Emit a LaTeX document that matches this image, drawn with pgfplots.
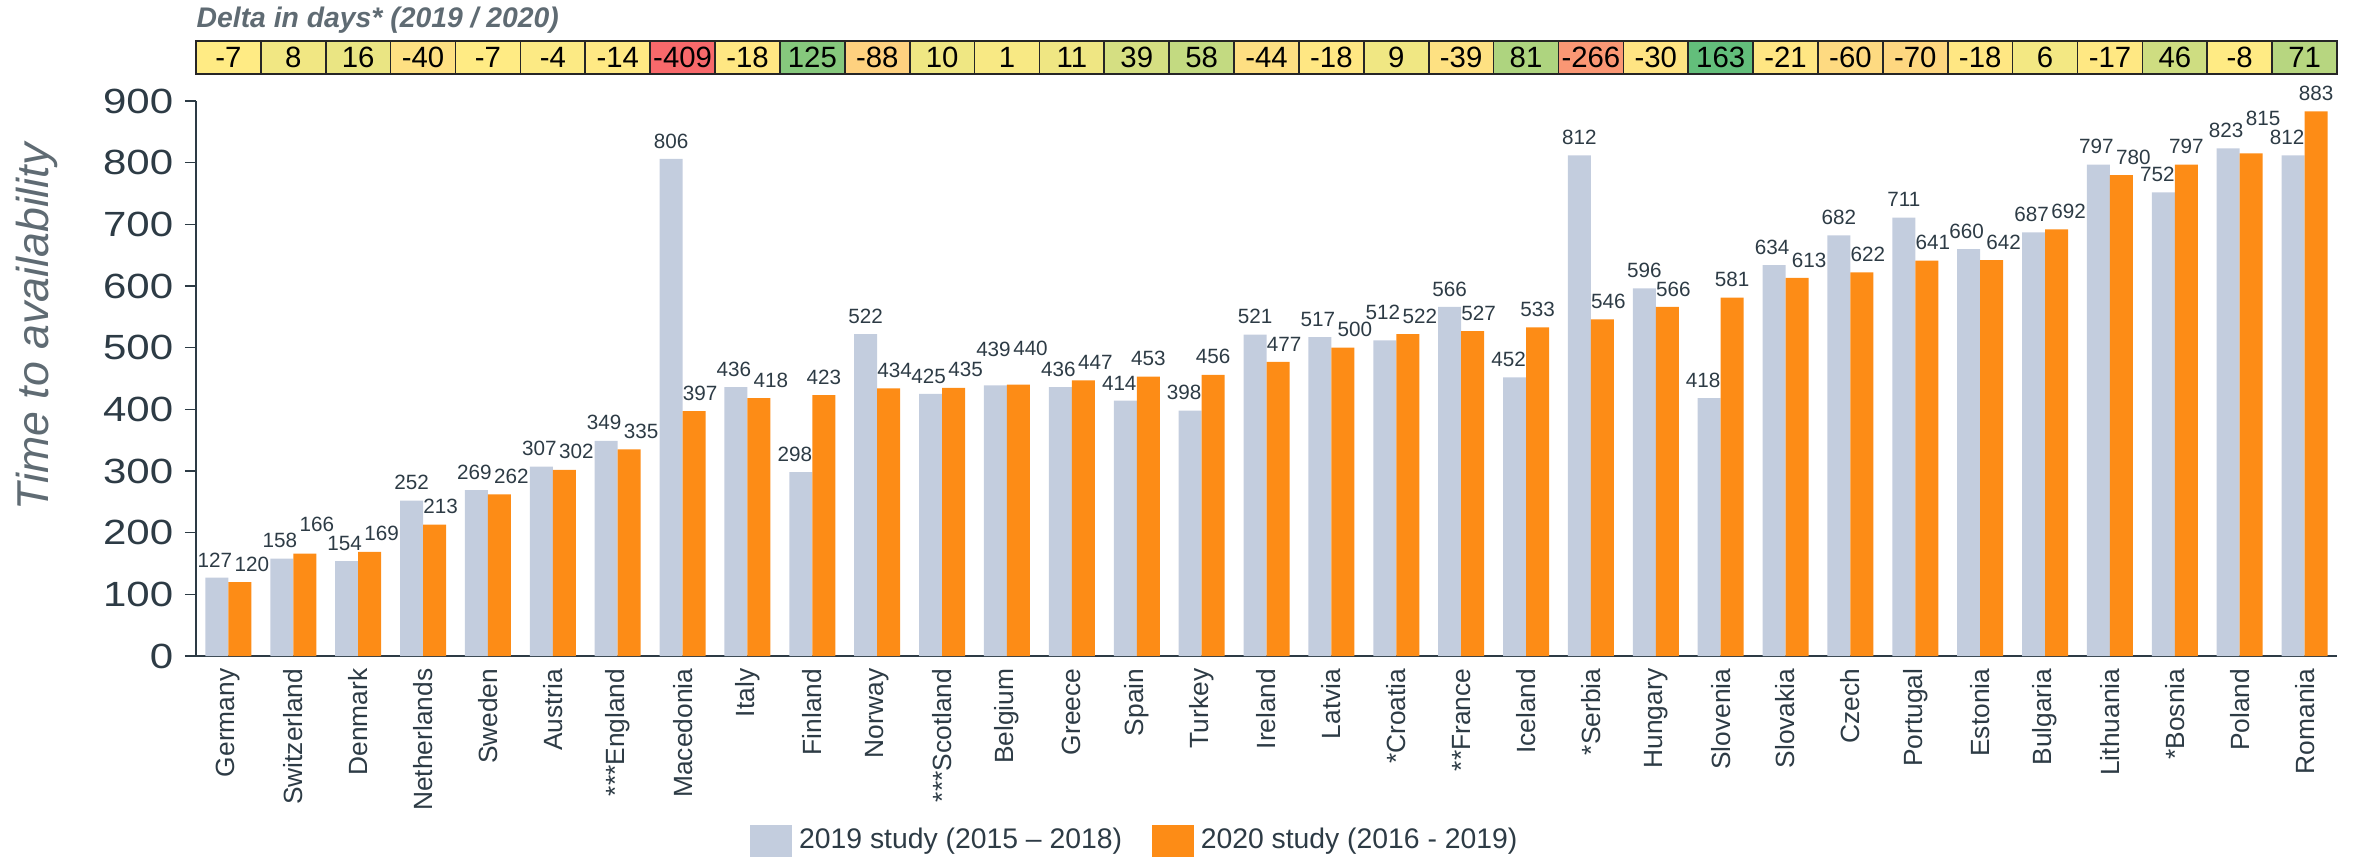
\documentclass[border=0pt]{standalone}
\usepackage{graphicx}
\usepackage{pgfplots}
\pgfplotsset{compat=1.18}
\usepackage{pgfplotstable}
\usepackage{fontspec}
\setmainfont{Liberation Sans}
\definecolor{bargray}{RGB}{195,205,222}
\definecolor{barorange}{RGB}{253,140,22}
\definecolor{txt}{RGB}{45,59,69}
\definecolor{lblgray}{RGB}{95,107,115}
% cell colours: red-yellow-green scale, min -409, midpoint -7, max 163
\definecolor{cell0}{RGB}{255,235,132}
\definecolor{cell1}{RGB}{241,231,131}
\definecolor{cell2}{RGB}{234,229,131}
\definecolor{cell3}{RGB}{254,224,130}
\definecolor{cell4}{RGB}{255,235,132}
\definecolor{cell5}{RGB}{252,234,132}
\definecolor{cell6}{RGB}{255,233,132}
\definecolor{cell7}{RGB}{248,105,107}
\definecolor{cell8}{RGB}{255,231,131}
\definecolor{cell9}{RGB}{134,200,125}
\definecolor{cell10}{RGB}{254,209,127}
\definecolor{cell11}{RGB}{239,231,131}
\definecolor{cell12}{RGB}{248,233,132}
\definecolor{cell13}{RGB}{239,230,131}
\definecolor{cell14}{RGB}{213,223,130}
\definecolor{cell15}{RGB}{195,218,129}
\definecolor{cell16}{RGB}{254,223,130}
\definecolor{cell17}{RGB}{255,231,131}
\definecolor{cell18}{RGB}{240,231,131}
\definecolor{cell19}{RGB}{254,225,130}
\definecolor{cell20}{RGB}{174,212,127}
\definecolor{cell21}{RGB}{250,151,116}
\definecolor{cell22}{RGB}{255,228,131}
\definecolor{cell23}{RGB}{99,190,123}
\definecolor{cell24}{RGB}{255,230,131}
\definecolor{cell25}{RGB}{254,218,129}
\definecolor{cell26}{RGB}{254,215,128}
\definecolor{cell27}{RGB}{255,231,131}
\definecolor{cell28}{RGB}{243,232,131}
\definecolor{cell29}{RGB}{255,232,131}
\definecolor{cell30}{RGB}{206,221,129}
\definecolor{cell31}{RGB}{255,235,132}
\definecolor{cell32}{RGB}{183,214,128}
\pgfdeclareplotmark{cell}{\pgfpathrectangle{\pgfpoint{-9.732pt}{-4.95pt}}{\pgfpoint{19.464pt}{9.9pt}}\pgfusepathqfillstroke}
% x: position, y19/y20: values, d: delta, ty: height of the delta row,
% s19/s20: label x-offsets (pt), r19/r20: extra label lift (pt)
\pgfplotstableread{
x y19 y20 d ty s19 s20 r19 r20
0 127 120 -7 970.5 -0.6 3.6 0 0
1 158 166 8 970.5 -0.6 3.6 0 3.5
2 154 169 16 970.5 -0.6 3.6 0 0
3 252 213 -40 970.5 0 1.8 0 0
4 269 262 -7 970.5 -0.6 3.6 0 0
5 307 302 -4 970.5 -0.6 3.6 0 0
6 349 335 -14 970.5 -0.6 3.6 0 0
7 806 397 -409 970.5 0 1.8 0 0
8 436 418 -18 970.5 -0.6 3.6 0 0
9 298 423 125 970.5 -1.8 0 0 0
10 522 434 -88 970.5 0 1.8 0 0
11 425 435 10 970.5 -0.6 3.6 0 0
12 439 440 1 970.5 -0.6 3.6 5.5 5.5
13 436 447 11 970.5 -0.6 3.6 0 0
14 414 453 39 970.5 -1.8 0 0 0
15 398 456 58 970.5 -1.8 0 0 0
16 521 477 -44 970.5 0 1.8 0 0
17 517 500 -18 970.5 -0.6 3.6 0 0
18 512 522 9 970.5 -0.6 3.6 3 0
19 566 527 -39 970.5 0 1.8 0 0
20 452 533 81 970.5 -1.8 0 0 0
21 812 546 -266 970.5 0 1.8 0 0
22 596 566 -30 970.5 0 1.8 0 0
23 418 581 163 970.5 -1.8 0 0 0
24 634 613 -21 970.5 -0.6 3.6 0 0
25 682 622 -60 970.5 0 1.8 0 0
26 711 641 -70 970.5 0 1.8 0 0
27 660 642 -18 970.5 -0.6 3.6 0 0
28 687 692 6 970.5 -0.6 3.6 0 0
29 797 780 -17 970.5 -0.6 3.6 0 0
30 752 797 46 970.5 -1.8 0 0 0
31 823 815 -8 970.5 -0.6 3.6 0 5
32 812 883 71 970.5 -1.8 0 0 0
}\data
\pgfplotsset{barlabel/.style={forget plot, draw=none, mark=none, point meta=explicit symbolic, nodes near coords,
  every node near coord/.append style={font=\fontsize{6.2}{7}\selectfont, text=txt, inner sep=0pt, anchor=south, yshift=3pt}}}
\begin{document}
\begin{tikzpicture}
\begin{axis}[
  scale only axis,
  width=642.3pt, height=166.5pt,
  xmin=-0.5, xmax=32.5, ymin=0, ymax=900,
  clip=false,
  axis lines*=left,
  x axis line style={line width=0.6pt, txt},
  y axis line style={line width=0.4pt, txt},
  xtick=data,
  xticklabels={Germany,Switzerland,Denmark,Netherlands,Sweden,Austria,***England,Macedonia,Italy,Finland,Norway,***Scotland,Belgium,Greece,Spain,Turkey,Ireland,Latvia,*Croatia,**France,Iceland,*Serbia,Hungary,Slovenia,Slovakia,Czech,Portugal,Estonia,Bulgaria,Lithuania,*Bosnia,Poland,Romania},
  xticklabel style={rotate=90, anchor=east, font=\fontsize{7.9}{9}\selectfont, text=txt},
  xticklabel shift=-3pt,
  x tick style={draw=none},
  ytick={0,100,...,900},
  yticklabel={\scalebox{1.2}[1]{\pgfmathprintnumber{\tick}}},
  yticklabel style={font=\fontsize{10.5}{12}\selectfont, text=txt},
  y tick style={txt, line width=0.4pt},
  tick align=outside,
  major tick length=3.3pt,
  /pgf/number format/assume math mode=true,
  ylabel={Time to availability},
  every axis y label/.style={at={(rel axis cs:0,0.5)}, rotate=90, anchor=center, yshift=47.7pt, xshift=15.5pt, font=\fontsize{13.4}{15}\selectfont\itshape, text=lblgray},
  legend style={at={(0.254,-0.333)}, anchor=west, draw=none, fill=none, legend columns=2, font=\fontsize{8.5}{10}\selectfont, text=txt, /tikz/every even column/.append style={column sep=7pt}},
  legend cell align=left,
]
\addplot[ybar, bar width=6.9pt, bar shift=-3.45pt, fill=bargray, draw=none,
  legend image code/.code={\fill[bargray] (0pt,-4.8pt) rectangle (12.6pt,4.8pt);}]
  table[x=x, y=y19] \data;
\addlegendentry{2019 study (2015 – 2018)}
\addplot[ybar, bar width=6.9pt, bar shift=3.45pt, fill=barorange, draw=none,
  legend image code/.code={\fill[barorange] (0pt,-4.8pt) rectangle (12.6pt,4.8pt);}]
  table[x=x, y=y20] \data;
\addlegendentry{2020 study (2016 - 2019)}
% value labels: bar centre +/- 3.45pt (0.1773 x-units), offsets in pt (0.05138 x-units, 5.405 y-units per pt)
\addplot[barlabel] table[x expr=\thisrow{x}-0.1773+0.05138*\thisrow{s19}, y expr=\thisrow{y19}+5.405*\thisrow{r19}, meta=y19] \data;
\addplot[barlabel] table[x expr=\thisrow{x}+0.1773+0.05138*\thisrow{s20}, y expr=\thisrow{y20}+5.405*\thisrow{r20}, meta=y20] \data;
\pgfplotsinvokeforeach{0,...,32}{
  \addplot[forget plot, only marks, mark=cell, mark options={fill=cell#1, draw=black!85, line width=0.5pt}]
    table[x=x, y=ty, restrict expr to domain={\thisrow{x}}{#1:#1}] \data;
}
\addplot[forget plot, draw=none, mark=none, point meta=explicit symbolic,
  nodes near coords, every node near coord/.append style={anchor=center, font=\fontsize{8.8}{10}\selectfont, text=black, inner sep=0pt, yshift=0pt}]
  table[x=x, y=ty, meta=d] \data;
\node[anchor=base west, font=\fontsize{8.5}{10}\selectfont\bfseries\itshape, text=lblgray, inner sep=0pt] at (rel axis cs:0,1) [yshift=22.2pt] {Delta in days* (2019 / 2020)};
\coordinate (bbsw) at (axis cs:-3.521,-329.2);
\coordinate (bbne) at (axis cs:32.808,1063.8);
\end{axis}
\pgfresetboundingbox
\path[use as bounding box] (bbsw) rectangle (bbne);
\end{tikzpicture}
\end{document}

# # # # # # #

* **GIVEN INSTRUCTION**
Across the data above, how many lines include the word "image"? Give only the count.

* **COMPLETED TASK**
3